(begin)
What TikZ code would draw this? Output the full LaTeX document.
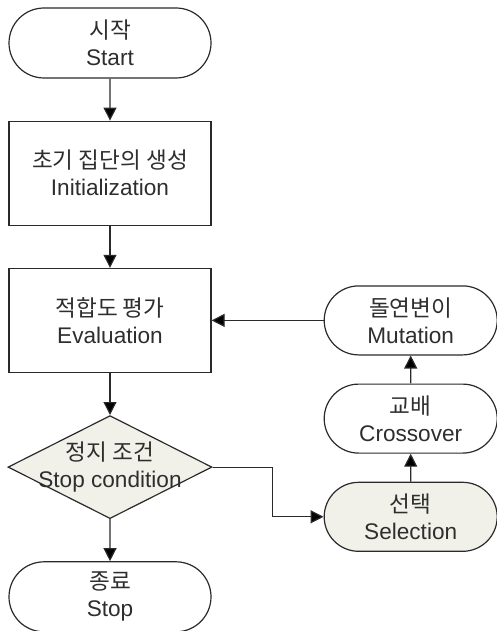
(end)
(begin)
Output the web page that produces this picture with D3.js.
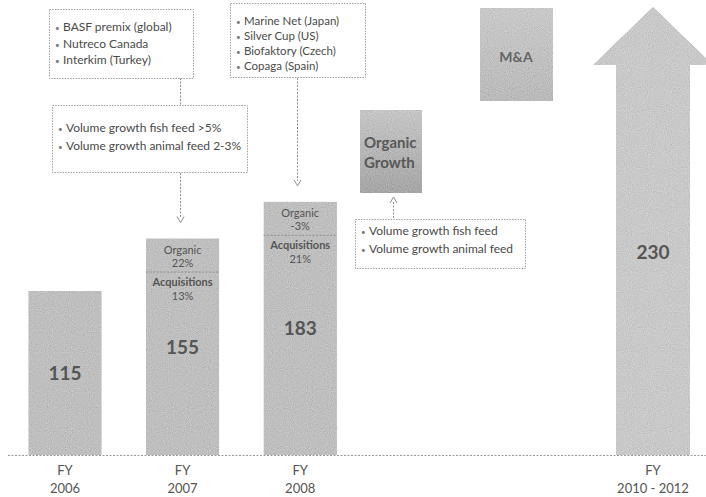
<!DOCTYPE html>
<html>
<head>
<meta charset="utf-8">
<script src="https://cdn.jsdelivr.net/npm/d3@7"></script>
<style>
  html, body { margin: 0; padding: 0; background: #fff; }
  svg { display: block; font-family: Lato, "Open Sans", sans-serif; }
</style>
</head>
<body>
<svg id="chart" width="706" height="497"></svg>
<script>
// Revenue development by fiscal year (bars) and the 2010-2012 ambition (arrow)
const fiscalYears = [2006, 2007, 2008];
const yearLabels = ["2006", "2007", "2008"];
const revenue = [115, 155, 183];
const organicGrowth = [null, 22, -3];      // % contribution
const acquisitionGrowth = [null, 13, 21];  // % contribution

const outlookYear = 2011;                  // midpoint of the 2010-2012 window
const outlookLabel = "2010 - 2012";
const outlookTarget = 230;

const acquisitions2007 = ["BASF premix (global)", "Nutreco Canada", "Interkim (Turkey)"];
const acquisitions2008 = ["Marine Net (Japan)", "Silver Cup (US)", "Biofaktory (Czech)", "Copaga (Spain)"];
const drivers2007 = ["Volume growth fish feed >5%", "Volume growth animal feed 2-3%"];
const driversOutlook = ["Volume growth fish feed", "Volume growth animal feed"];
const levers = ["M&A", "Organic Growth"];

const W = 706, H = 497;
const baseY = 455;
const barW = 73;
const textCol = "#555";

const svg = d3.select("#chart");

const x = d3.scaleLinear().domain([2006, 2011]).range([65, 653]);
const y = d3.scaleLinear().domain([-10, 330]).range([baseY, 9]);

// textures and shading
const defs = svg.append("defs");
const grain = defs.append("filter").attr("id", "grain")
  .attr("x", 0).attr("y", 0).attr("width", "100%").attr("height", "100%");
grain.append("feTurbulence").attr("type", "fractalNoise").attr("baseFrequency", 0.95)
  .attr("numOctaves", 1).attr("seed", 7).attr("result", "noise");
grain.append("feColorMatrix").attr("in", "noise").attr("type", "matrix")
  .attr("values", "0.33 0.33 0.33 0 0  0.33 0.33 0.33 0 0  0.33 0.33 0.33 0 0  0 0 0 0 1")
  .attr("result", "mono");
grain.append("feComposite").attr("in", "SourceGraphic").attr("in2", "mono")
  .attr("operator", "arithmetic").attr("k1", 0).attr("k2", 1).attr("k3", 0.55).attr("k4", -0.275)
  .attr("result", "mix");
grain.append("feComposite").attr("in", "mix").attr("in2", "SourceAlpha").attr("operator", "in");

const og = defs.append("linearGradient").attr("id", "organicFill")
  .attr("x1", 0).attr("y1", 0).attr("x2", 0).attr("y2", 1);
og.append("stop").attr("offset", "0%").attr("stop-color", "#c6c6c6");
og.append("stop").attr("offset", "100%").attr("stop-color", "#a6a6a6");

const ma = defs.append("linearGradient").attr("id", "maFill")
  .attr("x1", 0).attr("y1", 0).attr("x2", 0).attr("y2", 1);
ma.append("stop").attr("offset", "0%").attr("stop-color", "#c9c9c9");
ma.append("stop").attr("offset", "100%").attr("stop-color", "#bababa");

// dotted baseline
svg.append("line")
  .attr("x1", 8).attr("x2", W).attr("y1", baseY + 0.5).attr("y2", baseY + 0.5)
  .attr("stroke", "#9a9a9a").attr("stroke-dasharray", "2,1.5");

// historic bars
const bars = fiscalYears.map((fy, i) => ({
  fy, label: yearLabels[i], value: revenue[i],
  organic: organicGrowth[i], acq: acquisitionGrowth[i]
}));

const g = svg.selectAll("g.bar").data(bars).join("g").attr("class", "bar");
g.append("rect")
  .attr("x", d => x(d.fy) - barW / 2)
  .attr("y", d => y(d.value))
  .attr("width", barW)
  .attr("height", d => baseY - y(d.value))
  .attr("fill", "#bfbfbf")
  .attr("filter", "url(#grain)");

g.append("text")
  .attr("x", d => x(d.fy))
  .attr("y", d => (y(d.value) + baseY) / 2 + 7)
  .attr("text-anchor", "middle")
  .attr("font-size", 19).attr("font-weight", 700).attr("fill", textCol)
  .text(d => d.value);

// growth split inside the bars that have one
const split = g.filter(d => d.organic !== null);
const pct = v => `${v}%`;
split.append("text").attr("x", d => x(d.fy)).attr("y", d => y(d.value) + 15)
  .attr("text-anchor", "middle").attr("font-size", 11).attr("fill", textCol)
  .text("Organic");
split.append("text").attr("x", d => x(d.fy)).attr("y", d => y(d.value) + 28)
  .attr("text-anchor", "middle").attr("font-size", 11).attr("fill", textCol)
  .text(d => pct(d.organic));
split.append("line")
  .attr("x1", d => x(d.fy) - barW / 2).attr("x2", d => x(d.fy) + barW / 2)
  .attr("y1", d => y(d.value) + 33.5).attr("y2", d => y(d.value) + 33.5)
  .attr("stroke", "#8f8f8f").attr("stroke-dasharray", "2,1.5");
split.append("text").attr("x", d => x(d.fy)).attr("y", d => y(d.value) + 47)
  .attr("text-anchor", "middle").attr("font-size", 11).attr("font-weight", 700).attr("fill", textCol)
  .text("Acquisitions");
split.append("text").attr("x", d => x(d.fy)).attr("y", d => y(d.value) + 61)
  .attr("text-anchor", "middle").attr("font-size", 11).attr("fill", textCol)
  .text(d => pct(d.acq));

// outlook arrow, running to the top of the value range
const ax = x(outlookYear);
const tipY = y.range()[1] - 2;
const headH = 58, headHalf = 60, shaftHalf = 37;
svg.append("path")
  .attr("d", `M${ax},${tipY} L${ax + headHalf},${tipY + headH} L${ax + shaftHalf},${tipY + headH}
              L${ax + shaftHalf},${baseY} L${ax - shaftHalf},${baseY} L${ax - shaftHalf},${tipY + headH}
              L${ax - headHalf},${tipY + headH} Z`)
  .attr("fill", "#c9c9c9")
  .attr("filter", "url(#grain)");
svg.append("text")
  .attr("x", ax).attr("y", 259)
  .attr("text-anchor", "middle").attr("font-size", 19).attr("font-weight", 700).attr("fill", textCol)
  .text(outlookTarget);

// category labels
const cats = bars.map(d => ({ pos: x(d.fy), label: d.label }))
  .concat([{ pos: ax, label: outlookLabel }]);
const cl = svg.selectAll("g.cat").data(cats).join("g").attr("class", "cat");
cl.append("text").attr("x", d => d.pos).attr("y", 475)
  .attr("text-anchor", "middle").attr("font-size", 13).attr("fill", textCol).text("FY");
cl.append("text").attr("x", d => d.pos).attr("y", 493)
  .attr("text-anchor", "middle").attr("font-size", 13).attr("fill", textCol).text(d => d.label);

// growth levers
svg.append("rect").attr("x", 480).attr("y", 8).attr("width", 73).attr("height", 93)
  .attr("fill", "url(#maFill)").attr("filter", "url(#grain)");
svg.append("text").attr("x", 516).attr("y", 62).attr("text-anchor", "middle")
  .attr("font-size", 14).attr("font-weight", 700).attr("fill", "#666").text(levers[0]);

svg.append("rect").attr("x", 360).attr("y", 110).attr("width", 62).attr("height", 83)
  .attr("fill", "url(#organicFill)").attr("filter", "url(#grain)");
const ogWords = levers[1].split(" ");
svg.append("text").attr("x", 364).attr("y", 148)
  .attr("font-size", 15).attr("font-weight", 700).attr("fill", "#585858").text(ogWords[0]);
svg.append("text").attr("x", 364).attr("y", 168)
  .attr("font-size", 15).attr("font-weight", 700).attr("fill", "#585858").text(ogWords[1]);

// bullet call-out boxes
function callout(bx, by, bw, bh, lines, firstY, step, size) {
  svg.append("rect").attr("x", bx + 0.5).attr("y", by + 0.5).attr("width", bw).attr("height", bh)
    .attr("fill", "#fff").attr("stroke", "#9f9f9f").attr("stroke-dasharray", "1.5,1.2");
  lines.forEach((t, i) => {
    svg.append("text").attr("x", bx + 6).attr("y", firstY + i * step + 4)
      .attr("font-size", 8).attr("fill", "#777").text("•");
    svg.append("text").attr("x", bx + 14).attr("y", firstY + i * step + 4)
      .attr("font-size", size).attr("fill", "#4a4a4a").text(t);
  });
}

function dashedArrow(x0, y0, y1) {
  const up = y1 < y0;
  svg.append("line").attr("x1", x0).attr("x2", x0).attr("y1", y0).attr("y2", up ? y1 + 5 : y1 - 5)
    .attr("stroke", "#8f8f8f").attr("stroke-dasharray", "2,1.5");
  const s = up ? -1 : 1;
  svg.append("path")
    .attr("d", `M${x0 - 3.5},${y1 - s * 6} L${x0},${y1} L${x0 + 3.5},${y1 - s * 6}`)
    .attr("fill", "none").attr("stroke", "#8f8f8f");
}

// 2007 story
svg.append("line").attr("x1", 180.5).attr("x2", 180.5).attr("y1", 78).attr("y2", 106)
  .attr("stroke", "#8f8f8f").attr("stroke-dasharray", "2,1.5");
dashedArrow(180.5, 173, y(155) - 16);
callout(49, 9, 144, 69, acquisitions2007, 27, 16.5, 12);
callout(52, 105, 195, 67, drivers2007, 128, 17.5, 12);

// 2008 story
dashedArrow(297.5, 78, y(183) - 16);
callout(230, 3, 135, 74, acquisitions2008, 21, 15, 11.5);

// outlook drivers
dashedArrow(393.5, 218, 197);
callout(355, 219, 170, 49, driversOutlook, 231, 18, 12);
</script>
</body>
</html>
(end)
(begin)
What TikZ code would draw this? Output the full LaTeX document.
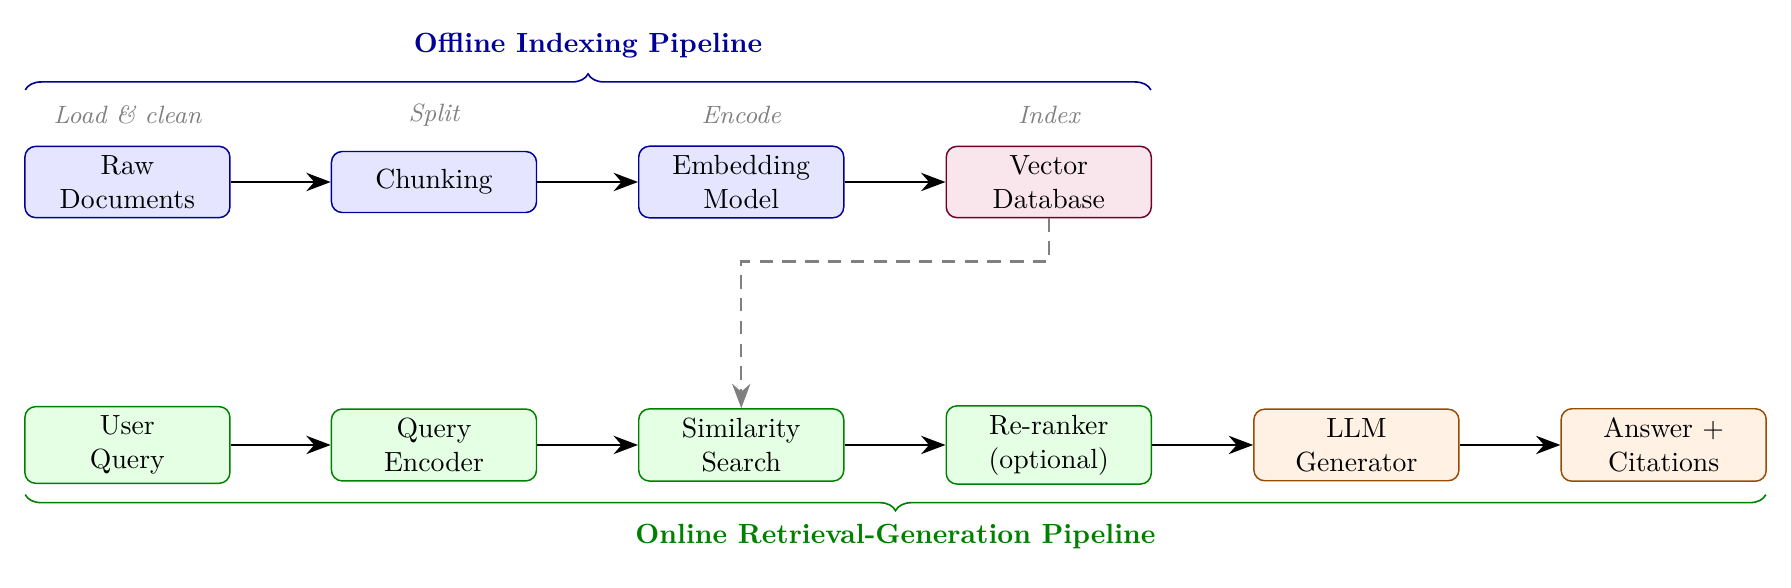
(end)
Directions >> Extract, without any images, the part of the material above that opens with the line containing "Output the web" and closes with the line containing "const outlookTarget = 230;", both lines included.

Solution below >>
Output the web page that produces this picture with D3.js.
<!DOCTYPE html>
<html>
<head>
<meta charset="utf-8">
<script src="https://cdn.jsdelivr.net/npm/d3@7"></script>
<style>
  html, body { margin: 0; padding: 0; background: #fff; }
  svg { display: block; font-family: Lato, "Open Sans", sans-serif; }
</style>
</head>
<body>
<svg id="chart" width="706" height="497"></svg>
<script>
// Revenue development by fiscal year (bars) and the 2010-2012 ambition (arrow)
const fiscalYears = [2006, 2007, 2008];
const yearLabels = ["2006", "2007", "2008"];
const revenue = [115, 155, 183];
const organicGrowth = [null, 22, -3];      // % contribution
const acquisitionGrowth = [null, 13, 21];  // % contribution

const outlookYear = 2011;                  // midpoint of the 2010-2012 window
const outlookLabel = "2010 - 2012";
const outlookTarget = 230;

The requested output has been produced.